Joseph Kimm oral history interview
Pilot Joseph E. Kimm is interviewed about his decade-spanning aviation career. He discusses his early experiences as a flight steward on Ford Trimotor aircraft, and his time as a copilot and pilot for Northwest Airways (later Northwest Airlines), spanning the 1930s to the 1970s. He also touches on his military service during World War II with Air Transport Command, U.S. Army Air Corps.
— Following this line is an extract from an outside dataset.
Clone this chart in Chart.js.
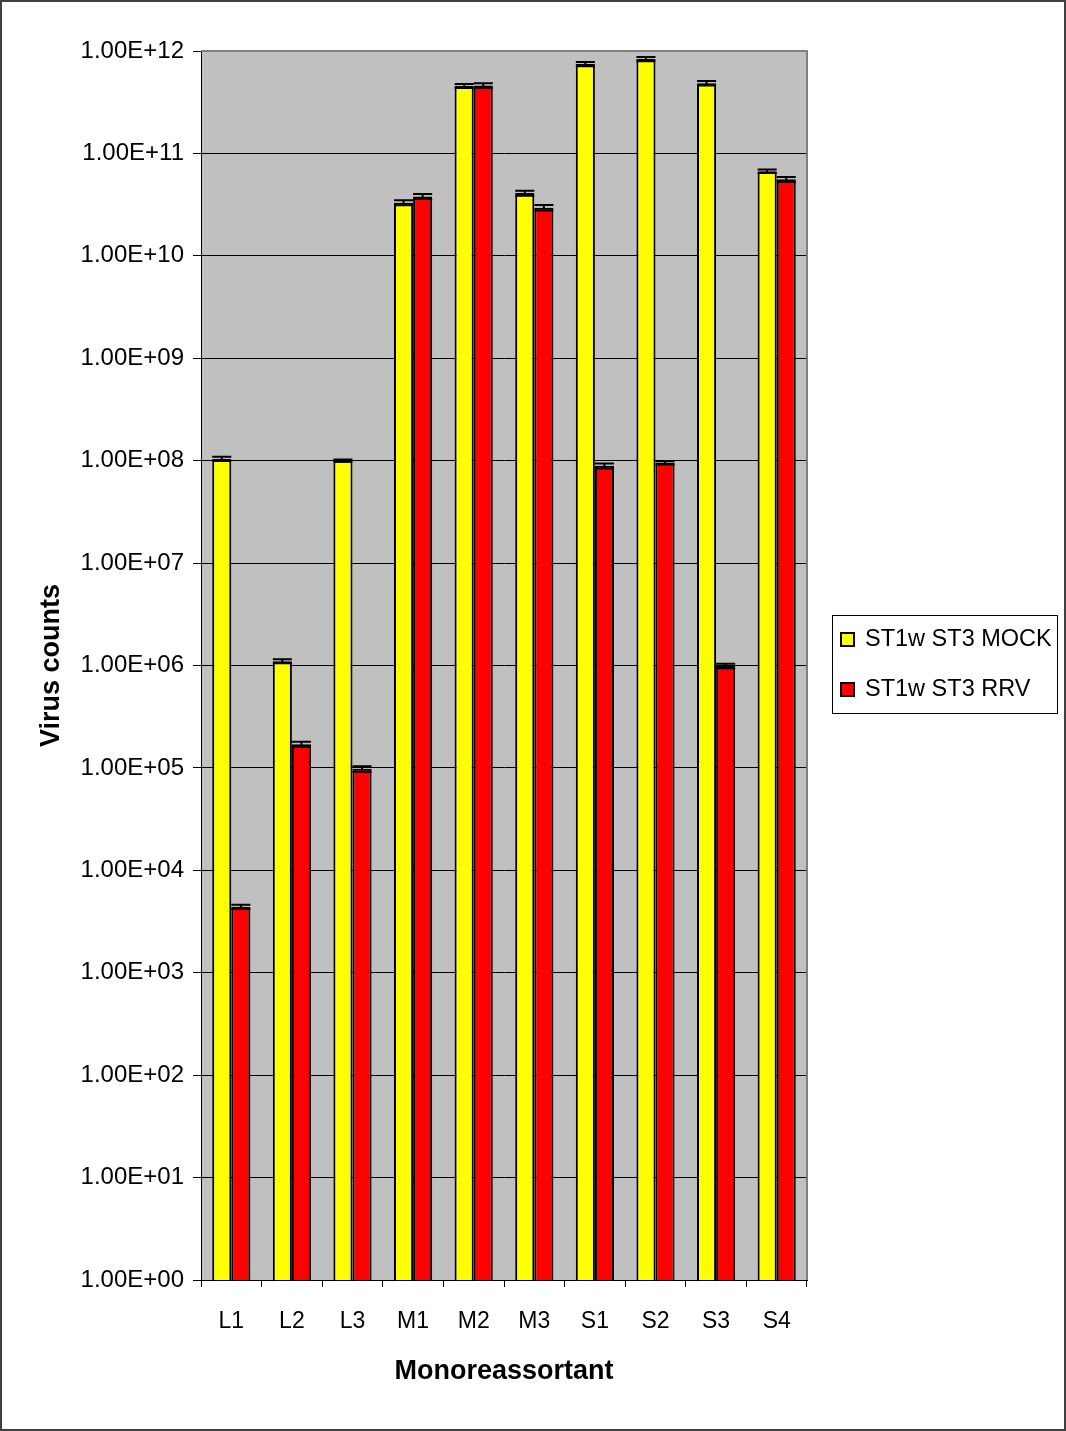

Other topics discussed include his work building aircraft models, his experiences with various aircraft, and a memorable flight from Minneapolis to Seattle with Amelia Earhart.
Table Of Contents
Joseph Kimm had a 42-year long career with Northwest Airways and served with the Special Missions Group during World War II.
Joseph Edward Kimm was born August 18, 1911 in Minneapolis, Minnesota to Albert Peter and Catherine Kimm. He attended Central High School in Minneapolis, graduating in 1929. Because of the Depression, his family could not afford to send him to college, so he found a job helping make candy at a soda fountain.
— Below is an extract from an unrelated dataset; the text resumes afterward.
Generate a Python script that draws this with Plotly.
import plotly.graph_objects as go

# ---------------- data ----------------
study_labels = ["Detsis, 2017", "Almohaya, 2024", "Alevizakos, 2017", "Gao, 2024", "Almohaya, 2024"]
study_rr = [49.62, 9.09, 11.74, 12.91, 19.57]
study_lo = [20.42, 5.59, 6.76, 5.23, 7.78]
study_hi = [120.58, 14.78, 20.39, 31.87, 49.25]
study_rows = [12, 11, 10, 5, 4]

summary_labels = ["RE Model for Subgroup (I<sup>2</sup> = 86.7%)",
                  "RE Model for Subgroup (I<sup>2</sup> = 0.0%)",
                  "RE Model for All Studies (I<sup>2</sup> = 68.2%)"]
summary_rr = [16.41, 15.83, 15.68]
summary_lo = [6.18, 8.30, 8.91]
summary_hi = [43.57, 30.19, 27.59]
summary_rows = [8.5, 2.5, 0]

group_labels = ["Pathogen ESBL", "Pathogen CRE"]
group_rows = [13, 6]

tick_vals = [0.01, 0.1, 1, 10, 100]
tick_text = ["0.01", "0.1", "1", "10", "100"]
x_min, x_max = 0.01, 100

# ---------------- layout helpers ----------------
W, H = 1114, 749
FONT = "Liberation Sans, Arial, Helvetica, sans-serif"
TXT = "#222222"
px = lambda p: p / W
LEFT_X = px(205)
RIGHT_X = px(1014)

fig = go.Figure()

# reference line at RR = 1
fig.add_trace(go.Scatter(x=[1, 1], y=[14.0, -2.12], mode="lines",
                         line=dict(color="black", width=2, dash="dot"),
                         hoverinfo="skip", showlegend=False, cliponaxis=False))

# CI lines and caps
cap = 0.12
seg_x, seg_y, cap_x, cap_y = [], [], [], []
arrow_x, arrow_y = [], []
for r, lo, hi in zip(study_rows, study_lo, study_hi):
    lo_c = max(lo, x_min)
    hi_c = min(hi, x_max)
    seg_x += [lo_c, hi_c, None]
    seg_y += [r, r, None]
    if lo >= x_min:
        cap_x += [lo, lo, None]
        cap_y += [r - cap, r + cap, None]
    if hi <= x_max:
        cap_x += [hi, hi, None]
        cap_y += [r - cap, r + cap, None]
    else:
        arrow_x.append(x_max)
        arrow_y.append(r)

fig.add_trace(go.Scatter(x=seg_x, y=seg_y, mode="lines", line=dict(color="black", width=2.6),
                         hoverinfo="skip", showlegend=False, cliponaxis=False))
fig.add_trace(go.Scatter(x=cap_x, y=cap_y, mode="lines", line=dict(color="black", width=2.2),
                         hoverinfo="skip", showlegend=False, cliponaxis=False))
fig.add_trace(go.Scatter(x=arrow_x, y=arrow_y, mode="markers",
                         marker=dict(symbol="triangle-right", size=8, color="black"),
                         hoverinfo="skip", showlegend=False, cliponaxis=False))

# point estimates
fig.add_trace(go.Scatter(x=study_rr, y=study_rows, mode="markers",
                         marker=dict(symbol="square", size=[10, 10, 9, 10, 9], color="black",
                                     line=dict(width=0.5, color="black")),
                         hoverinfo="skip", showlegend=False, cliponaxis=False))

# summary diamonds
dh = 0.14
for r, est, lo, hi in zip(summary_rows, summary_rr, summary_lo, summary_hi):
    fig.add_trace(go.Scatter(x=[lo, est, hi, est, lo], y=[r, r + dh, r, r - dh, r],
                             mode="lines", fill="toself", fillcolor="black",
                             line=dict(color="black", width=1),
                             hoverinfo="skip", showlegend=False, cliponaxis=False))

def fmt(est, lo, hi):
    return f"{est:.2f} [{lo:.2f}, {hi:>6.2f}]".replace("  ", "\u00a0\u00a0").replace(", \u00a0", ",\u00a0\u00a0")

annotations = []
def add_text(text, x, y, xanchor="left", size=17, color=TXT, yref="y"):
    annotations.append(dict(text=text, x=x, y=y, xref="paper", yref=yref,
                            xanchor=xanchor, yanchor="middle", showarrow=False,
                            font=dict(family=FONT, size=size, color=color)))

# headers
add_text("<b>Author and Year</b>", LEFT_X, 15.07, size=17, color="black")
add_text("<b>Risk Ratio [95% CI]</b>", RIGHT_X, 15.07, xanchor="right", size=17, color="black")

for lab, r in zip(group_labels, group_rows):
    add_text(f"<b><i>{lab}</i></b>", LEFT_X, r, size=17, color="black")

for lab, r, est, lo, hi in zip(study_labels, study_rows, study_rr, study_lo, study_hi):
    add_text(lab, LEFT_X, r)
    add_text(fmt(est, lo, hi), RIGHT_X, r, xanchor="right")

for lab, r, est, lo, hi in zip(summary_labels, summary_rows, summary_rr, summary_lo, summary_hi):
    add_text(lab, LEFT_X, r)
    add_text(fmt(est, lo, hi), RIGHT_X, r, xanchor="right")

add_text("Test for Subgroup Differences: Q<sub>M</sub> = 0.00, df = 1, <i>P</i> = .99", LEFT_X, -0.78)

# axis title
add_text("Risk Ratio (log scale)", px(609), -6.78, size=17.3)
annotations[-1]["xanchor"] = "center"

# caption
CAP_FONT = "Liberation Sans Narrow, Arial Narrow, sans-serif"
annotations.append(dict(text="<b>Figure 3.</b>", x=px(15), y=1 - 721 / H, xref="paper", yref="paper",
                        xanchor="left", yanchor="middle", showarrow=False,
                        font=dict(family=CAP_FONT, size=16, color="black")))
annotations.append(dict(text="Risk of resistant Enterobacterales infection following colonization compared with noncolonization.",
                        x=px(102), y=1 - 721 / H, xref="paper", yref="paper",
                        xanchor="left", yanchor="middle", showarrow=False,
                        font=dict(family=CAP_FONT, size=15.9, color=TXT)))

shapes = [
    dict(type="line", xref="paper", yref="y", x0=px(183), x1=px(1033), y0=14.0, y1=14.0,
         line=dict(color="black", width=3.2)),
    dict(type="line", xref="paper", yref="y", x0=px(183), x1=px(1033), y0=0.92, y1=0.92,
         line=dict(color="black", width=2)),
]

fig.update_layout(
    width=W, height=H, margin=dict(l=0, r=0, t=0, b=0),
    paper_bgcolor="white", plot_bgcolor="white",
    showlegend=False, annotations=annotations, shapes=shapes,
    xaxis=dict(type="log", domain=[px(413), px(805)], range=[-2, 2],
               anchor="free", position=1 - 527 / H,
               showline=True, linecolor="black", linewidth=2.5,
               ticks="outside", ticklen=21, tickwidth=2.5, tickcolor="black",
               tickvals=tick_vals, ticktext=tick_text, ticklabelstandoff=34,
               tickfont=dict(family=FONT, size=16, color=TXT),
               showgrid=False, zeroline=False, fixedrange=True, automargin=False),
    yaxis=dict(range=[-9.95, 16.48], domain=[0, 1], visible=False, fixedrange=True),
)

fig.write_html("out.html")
As a child he enjoyed building model airplanes. At a meeting for model airplane makers he met Walter Bullock, an early aviator who shared Kimm’s hobby. When Kimm quit his job at the soda fountain, Bullock hired him to help make and sell model airplane kits. Bullock also flew for Northwest Airlines and invited Kimm on a flight. Having enjoyed the flight, Kimm then asked Bullock to help him get a job as a flight steward. Kimm was hired by Northwest Airways July 1, 1929 to serve as steward on the then-new Ford Trimotors. His primary task was to keep the airplane cabin clean. Kimm claims to have invented the air sickness bag while he was working as a steward. Realizing that being a pilot would be more a lucrative job, he sought out flight training. He began working for Northwest as co-pilot, and once he had earned his commercial pilot’s license he was promoted to captain in 1933 at the age of 23. His first route was between Fargo and Grand Forks, North Dakota.
Over the course of his piloting career, he was involved in opening up two important air routes, one from Minneapolis to Seattle, Washington across the northern Rockies. That flight had Amelia Earhart as a passenger, who was publicizing both her recent book and their history-making flight. He also opened a route across previously uncharted territory from Edmonton, Alberta, Canada to Anchorage and Fairbanks, Alaska.
Fascination with the P-12E motivated him to join the Army Air Corps Reserves prior to the U.S. entry into World War II. This later led to him being called into wartime active duty in 1941 as one of the few dozen pilots forming the Special Missions Group (Brass Hat Squadron) during the war. In this role, he flew various dignitaries around the world, including Senator Albert Hawkes, Mexican Air Force General Salinas, and then General Dwight D. Eisenhower.
In October 1956, Kimm and Senior Captain “Deke” DeLong marked Northwest’s 30th Anniversary by flying a restored Ford Trimotor coast to coast to mark the occasion. Treated like celebrities at every stop, Kimm and DeLong appeared on the Arthur Godfrey Show in New York.
Kimm flew his final Northwest Boeing 707 flight on August 17, 1971. In his retirement years he enjoyed skiing, scuba diving, and delivering Meals on Wheels until he was well into his 90s. Kimm lived to be 102 years old, passing away on September 19, 2013.
Biographical information derived from interview and additional information provided by interviewee.